Santa tinha espalhado o seu manto sobre as nossas cabeças. Mas havia franjas vermelho-ouro, tiradas indiscutivelmente às paredes da matriz de Nossa Senhora do Pilar de Ouro Preto.
Mestre Aurelio passa entre as árvores e os pássaros chilreiam à marcha compassada dos poucos amigos que o homenageado, antes de morrer, tinha mandado convidar para aquela festa íntima.

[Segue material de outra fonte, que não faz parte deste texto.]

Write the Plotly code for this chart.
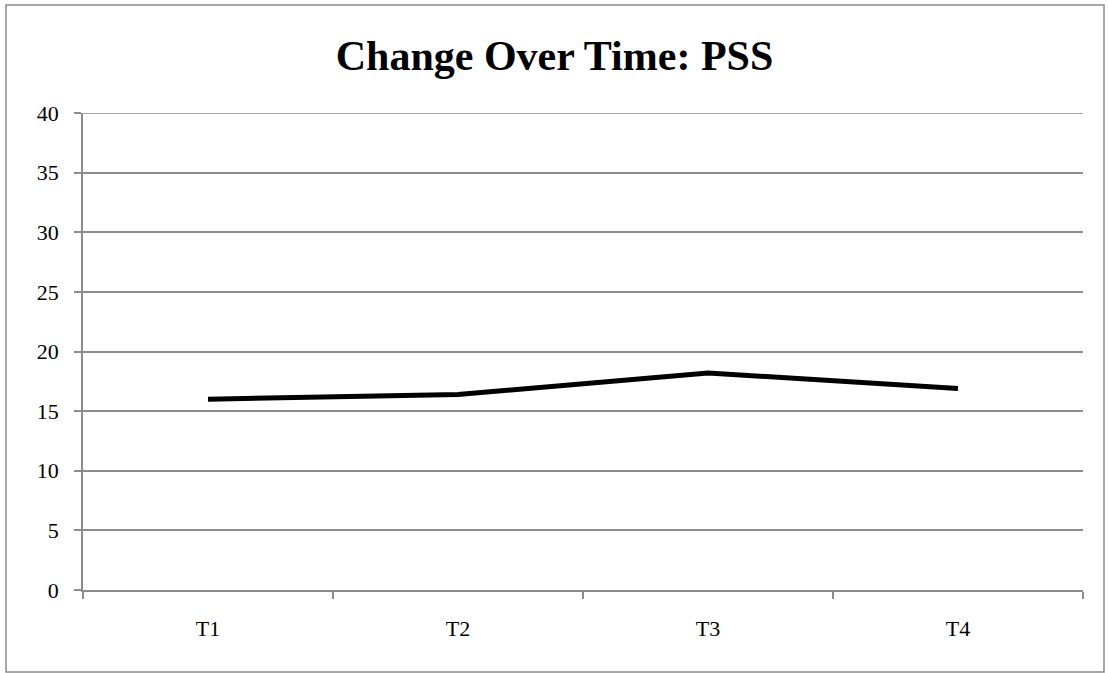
import plotly.graph_objects as go

# PSS scores at each time point
time_points = ["T1", "T2", "T3", "T4"]
pss_scores = [16.0, 16.4, 18.2, 16.9]

y_ticks = [0, 5, 10, 15, 20, 25, 30, 35, 40]

W, H = 1109, 673
ML, MR, MT, MB = 83, 26, 113, 83
plot_w = W - ML - MR
plot_h = H - MT - MB

grid_color = "#8c8c8c"
font_family = "Liberation Serif, Times New Roman, serif"

fig = go.Figure()
fig.add_trace(go.Scatter(
    x=time_points,
    y=pss_scores,
    mode="lines",
    line=dict(color="black", width=5),
    showlegend=False,
    hoverinfo="x+y",
))

# Outer chart frame, expressed in paper coordinates
def px_x(p):
    return (p - ML) / plot_w

def px_y(p):
    return (H - MB - p) / plot_h

fig.add_shape(
    type="rect", xref="paper", yref="paper",
    x0=px_x(6), x1=px_x(1104), y0=px_y(672), y1=px_y(5),
    line=dict(color="#8a8a8a", width=1.5), fillcolor="rgba(0,0,0,0)",
    layer="below",
)

# Top gridline at the axis maximum
fig.add_shape(
    type="line", xref="paper", yref="y",
    x0=0, x1=1, y0=max(y_ticks), y1=max(y_ticks),
    line=dict(color=grid_color, width=1.5), layer="below",
)

fig.update_layout(
    width=W, height=H,
    margin=dict(l=ML, r=MR, t=MT, b=MB, pad=0),
    paper_bgcolor="white",
    plot_bgcolor="white",
    font=dict(family=font_family, color="black", size=22),
    title=dict(
        text="<b>Change Over Time: PSS</b>",
        x=0.5, xref="container", xanchor="center",
        y=1 - 55 / H, yref="container", yanchor="middle",
        font=dict(size=42, family=font_family, color="black"),
    ),
    xaxis=dict(
        type="category",
        range=[-0.5, len(time_points) - 0.5],
        tickson="boundaries",
        ticks="outside", ticklen=7, tickwidth=1.5, tickcolor=grid_color,
        showline=True, linecolor=grid_color, linewidth=1.5,
        showgrid=False, zeroline=False,
        tickfont=dict(size=22),
        ticklabelstandoff=18,
    ),
    yaxis=dict(
        range=[0, 40], tickvals=y_ticks,
        ticks="outside", ticklen=7, tickwidth=1.5, tickcolor=grid_color,
        showline=True, linecolor=grid_color, linewidth=1.5,
        showgrid=True, gridcolor=grid_color, gridwidth=1.5,
        zeroline=False,
        tickfont=dict(size=22),
        ticklabelstandoff=11,
    ),
)

fig.write_html("out.html")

A aragem que agora sopra, confidenciando segredos que só os mortos entendem, deve vir de Belo Horizonte, das ruas silenciosas do Bairro dos Funcionários, com aquelas varandas onde os aposentados tocam flauta de chapéu na cabeça, às 6 da tarde, depois do jantar.
Mas não, a brisa vem de mais longe talvez. Vem da Diamantina natal, das suas areias brancas, dos beirais dos seus telhados, e embalou levemente os pesados sinos adormecidos.
Mestre Aurelio segue devagar o seu passeio, como convém aos velhos poetas latinistas. Aproximamo-nos do fim. Aqui está a entrada da casa nova, morada simples e acolhedora como as outras que teve.
Agora nos despedimos do amigo cansado que se vai recolher. Não perturbemos o seu sossego. Se a vida de Mestre Aurelio nos reconcilia com a vida, o espetáculo de sua morte nos faz amável à ideia da morte.
AFFONSO ARINOS DE MELLO FRANCO (Boletim de Ariel de novembro — 1937).